Nichane (meaning Direct in Moroccan Arabic and Berber:نيشان) (formerly Aljareeda Alokhra) was a Moroccan weekly arabophone and darijophone (in Moroccan Arabic) news magazine.

History and profile
Nichane was published from September 2006 to October 2010. Its editor-in-chief was Driss Ksikes.

The magazine was a sister publication of the French-language Tel Quel magazine and was based in Casablanca.

Censorship

On 20 December 2006, then Moroccan Prime Minister Driss Jettou issued a statement prohibiting thus the diffusion and distribution of Nichane.  This prohibition came as a result of the publishing of "provocative jokes" related to religion, and the late King of Morocco, Hassan II.
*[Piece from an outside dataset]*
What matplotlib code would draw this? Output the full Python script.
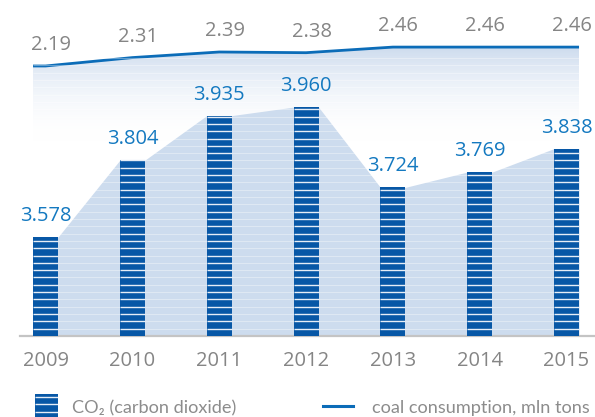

Driss Ksikes and another journalist, Sanaa El Aji, were prosecuted for "defaming Islam and damaging morality" and sentenced to fines of 80,000 dirhams each and three-year suspended sentences.  Additionally, the magazine was banned for two months. Both journalists defended their article.

In December 2009, police destroyed 100,000 copies of the magazine after it printed an unauthorized opinion poll of Moroccan King Mohammed VI.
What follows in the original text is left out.